The effect of temperature on the ratio of the methanol mole fraction
along the fluid centerline to that on the catalyst surface is
illustrated in Figure 5 along the length of the process microchannel of
the microchannel reactor. As discussed above, steam reformers produce a
reformate stream from water and a carbon-containing feedstock. Examples
of suitable carbon-containing feedstocks include alcohols and
hydrocarbons. Nonexclusive examples of suitable alcohols include
methanol, ethanol, and polyols, such as ethylene glycol and propylene
glycol. Methanol is a particularly well-suited carbon-containing
feedstock for steam reforming reactions. Methanol steam reforming
typically takes place at a lower temperature than when other
carbon-containing feedstocks are reformed. For example, methanol steam
reformers typically have reforming regions that are heated to
temperatures of approximately 200-300 °C. Methanol steam reformers
typically receive a feed stream having approximately a 1:1 molar ratio
of methanol to water or approximately 64 percent methanol by weight, but
this feed ratio may be varied and still produce sufficient amounts of
hydrogen gas. In the present study, the methanol steam reformer receives
a feed stream having approximately a 1:1.14 molar ratio of methanol to
water. The feed stream may be delivered to the steam reformer via any
suitable mechanism, such as by a suitable feed stream delivery system.
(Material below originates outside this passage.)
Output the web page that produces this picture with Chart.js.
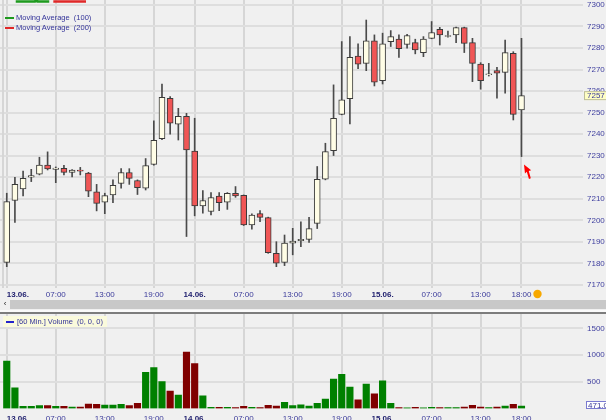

The delivery system includes any suitable mechanism, device, or
combination thereof that delivers the feed stream to the steam reformer.
In the case of a methanol steam reformer, where the feed stream contains
water and methanol, these components may be mixed together and delivered
as a single stream. Alternatively, these components may be separately
delivered to the reforming region. Traditionally, low temperature shift
catalysts are used as methanol steam reforming catalysts. These
catalysts were designed to catalytically facilitate the conversion of
water and carbon monoxide to hydrogen and carbon dioxide at temperatures
less than 280 °C, such as in the range of 200-280 °C. These catalysts
typically are copper-based compositions, such as stabilized compositions
of copper and zinc. More particularly, low temperature shift catalysts
typically include copper oxide and zinc oxide supported on alumina.